Task objective: Review the listing and copy each line that holds the word "this".

Exercise material:

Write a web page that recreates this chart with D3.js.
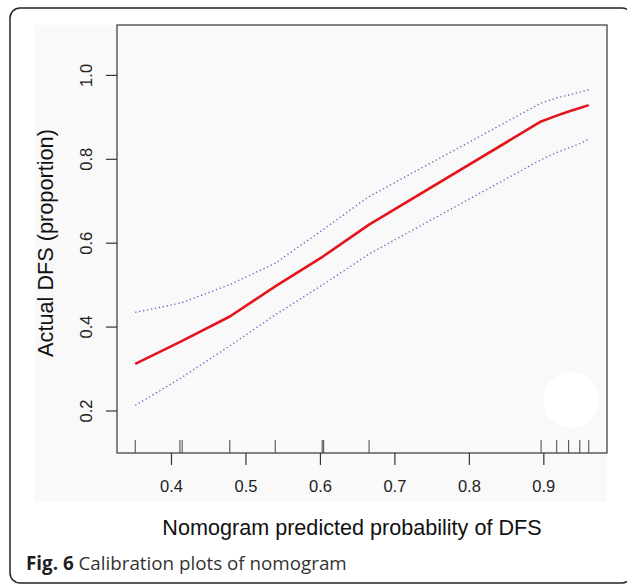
<!DOCTYPE html>
<html>
<head>
<meta charset="utf-8">
<script src="https://cdn.jsdelivr.net/npm/d3@7"></script>
<style>
  body { margin: 0; background: #fff; }
</style>
</head>
<body>
<div id="chart"></div>
<script>
// predicted probabilities where the calibration curve is evaluated
const predicted = [0.352, 0.413, 0.479, 0.540, 0.604, 0.666, 0.897, 0.918, 0.934, 0.949, 0.961];
const actual = [0.311, 0.364, 0.424, 0.496, 0.567, 0.643, 0.889, 0.903, 0.913, 0.921, 0.928];
const upperCI = [0.434, 0.456, 0.500, 0.551, 0.631, 0.710, 0.933, 0.945, 0.952, 0.959, 0.965];
const lowerCI = [0.212, 0.277, 0.354, 0.428, 0.500, 0.573, 0.798, 0.815, 0.826, 0.836, 0.847];
// rug of individual predictions along the x axis
const rugValues = [0.352, 0.412, 0.415, 0.479, 0.540, 0.603, 0.605, 0.666, 0.897, 0.918, 0.934, 0.949, 0.961];
const xTicks = [0.4, 0.5, 0.6, 0.7, 0.8, 0.9];
const yTicks = [0.2, 0.4, 0.6, 0.8, 1.0];

const W = 627, H = 586;
const box = {left: 117, right: 607, top: 25, bottom: 453};

const svg = d3.select("#chart")
  .append("svg")
    .attr("width", W)
    .attr("height", H);

// faint grey panel behind the figure
svg.append("rect")
  .attr("x", 35).attr("y", 25)
  .attr("width", box.right - 35).attr("height", 477)
  .style("fill", "#f9f9f9");

svg.append("ellipse")
  .attr("cx", 571).attr("cy", 400)
  .attr("rx", 28).attr("ry", 28)
  .style("fill", "#ffffff");

// outer frame of the figure
svg.append("rect")
  .attr("x", 10).attr("y", 8)
  .attr("width", 622).attr("height", 575)
  .attr("rx", 10).attr("ry", 10)
  .style("fill", "none")
  .style("stroke", "#222")
  .style("stroke-width", 1.5);

const x = d3.scaleLinear()
  .domain([0.3275, 0.9855])
  .range([box.left, box.right]);

const y = d3.scaleLinear()
  .domain([0.0986, 1.119])
  .range([box.bottom, box.top]);

// plot box
svg.append("rect")
  .attr("x", box.left).attr("y", box.top)
  .attr("width", box.right - box.left).attr("height", box.bottom - box.top)
  .style("fill", "none")
  .style("stroke", "#444")
  .style("stroke-width", 1.3);

const font = "'Liberation Sans', Arial, Helvetica, sans-serif";

// x axis
const xAxis = svg.append("g")
  .attr("transform", `translate(0,${box.bottom})`)
  .call(d3.axisBottom(x).tickValues(xTicks).tickSize(12).tickPadding(0).tickFormat(d3.format(".1f")));
xAxis.select(".domain").remove();
xAxis.selectAll(".tick line").attr("stroke", "#333").attr("stroke-width", 1.2);
xAxis.selectAll(".tick text")
  .attr("y", 39)
  .attr("dy", null)
  .style("font-family", font)
  .style("font-size", "16.5px")
  .style("fill", "#222");

// y axis
const yAxis = svg.append("g")
  .attr("transform", `translate(${box.left},0)`)
  .call(d3.axisLeft(y).tickValues(yTicks).tickSize(11).tickFormat(d3.format(".1f")));
yAxis.select(".domain").remove();
yAxis.selectAll(".tick line").attr("stroke", "#333").attr("stroke-width", 1.2);
yAxis.selectAll(".tick text")
  .attr("x", null)
  .attr("dy", null)
  .attr("transform", "translate(-25,0) rotate(-90)")
  .attr("text-anchor", "middle")
  .style("font-family", font)
  .style("font-size", "16.5px")
  .style("fill", "#222");

// rug
svg.append("g")
  .selectAll("line")
  .data(rugValues)
  .join("line")
    .attr("x1", d => x(d)).attr("x2", d => x(d))
    .attr("y1", box.bottom).attr("y2", box.bottom - 13)
    .attr("stroke", "#444")
    .attr("stroke-width", 1);

const line = (vals) => d3.line()
  .x((d, i) => x(predicted[i]))
  .y(d => y(d))(vals);

// confidence limits
[upperCI, lowerCI].forEach(vals => {
  svg.append("path")
    .attr("d", line(vals))
    .style("fill", "none")
    .style("stroke", "#6a6ac4")
    .style("stroke-width", 1.4)
    .style("stroke-dasharray", "1.3,2.7");
});

// calibration curve
svg.append("path")
  .attr("d", line(actual))
  .style("fill", "none")
  .style("stroke", "#e4141c")
  .style("stroke-width", 2.6)
  .style("stroke-linejoin", "round");

// axis titles
svg.append("text")
  .attr("x", 352)
  .attr("y", 535)
  .attr("text-anchor", "middle")
  .style("font-family", font)
  .style("font-size", "21.6px")
  .style("fill", "#111")
  .text("Nomogram predicted probability of DFS");

svg.append("text")
  .attr("transform", "translate(53,243) rotate(-90)")
  .attr("text-anchor", "middle")
  .style("font-family", font)
  .style("font-size", "21.7px")
  .style("fill", "#111")
  .text("Actual DFS (proportion)");

// caption
const caption = svg.append("text")
  .attr("x", 26)
  .attr("y", 570)
  .style("font-family", "'Open Sans', 'Noto Sans', sans-serif")
  .style("font-size", "18.8px")
  .style("fill", "#333");
caption.append("tspan")
  .style("font-weight", "bold")
  .style("fill", "#231f20")
  .text("Fig. 6");
caption.append("tspan")
  .text(" Calibration plots of nomogram");
</script>
</body>
</html>
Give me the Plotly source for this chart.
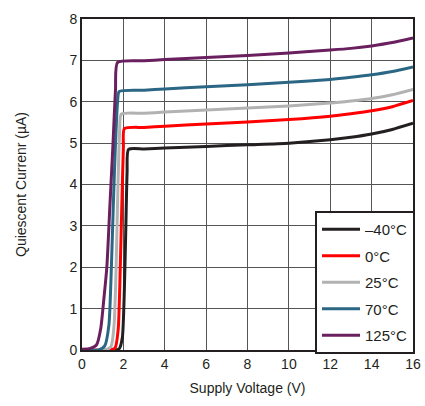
import plotly.graph_objects as go

names = ["\u201340\u00b0C", "0\u00b0C", "25\u00b0C", "70\u00b0C", "125\u00b0C"]
colors = ["#231f20", "#ff0000", "#b2b2b2", "#2b6784", "#6a1f5f"]

x_m40 = [0, 1.5, 1.8, 1.95, 2.05, 2.12, 2.18, 2.25, 3, 4, 6, 8, 10, 12, 13, 14, 15, 16]
y_m40 = [0, 0.0, 0.03, 0.3, 1.5, 3.0, 4.3, 4.85, 4.86, 4.88, 4.92, 4.96, 5.0, 5.08, 5.14, 5.22, 5.33, 5.48]

x_0 = [0, 1.3, 1.6, 1.75, 1.85, 1.93, 2.0, 2.05, 3, 4, 6, 8, 10, 12, 13, 14, 15, 16]
y_0 = [0, 0.0, 0.05, 0.5, 2.0, 3.6, 4.9, 5.35, 5.38, 5.41, 5.46, 5.51, 5.57, 5.65, 5.71, 5.78, 5.88, 6.03]

x_25 = [0, 1.1, 1.4, 1.55, 1.65, 1.73, 1.82, 1.9, 3, 4, 6, 8, 10, 12, 13, 14, 15, 16]
y_25 = [0, 0.0, 0.08, 0.6, 2.0, 3.8, 5.3, 5.7, 5.72, 5.75, 5.8, 5.85, 5.9, 5.97, 6.02, 6.08, 6.17, 6.3]

x_70 = [0, 0.8, 1.1, 1.3, 1.42, 1.52, 1.62, 1.72, 1.8, 3, 4, 6, 8, 10, 12, 13, 14, 15, 16]
y_70 = [0, 0.0, 0.1, 0.6, 2.0, 3.6, 5.0, 6.0, 6.25, 6.28, 6.31, 6.36, 6.41, 6.47, 6.54, 6.59, 6.65, 6.73, 6.84]

x_125 = [0, 0.4, 0.7, 0.9, 1.05, 1.2, 1.35, 1.5, 1.62, 1.72, 3, 4, 6, 8, 10, 12, 13, 14, 15, 16]
y_125 = [0.02, 0.04, 0.12, 0.5, 1.2, 2.0, 3.5, 5.0, 6.3, 6.95, 6.99, 7.02, 7.07, 7.12, 7.18, 7.25, 7.29, 7.35, 7.43, 7.54]

xs = [x_m40, x_0, x_25, x_70, x_125]
ys = [y_m40, y_0, y_25, y_70, y_125]

fig = go.Figure()
for i, (n, c, x, y) in enumerate(zip(names, colors, xs, ys)):
    fig.add_trace(go.Scatter(x=x, y=y, mode="lines", name=n, legendgroup=f"g{i}",
                             line=dict(color=c, width=3, shape="spline", smoothing=0.6)))

font = "Liberation Sans, Arial, sans-serif"
fig.update_layout(
    width=425, height=406,
    margin=dict(l=82, r=11, t=19, b=56),
    paper_bgcolor="white", plot_bgcolor="white",
    font=dict(family=font, size=14, color="#231f20"),
    showlegend=True,
    legend=dict(x=1.003, y=-0.012, xanchor="right", yanchor="bottom",
                bgcolor="white", bordercolor="#231f20", borderwidth=2,
                font=dict(family=font, size=15, color="#231f20"),
                itemwidth=38, tracegroupgap=4, traceorder="grouped"),
    xaxis=dict(range=[0, 16], dtick=2, showgrid=True, gridcolor="#555555", gridwidth=1,
               showline=True, linecolor="#231f20", linewidth=2, mirror=True,
               zeroline=False, ticks="", tickfont=dict(size=14), automargin=False,
               title=dict(text="Supply Voltage (V)", font=dict(size=14), standoff=12)),
    yaxis=dict(range=[0, 8], dtick=1, showgrid=True, gridcolor="#555555", gridwidth=1,
               showline=True, linecolor="#231f20", linewidth=2, mirror=True,
               zeroline=False, ticks="", tickfont=dict(size=14), automargin=False,
               title=dict(text="Quiescent Currenr (\u00b5A)", font=dict(size=14), standoff=40)),
)

fig.write_html("out.html", config={"displayModeBar": False},
               post_script="document.body.style.margin='0';document.body.style.overflow='hidden';")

Full response:
Write a web page that recreates this chart with D3.js.
Give me the Plotly source for this chart.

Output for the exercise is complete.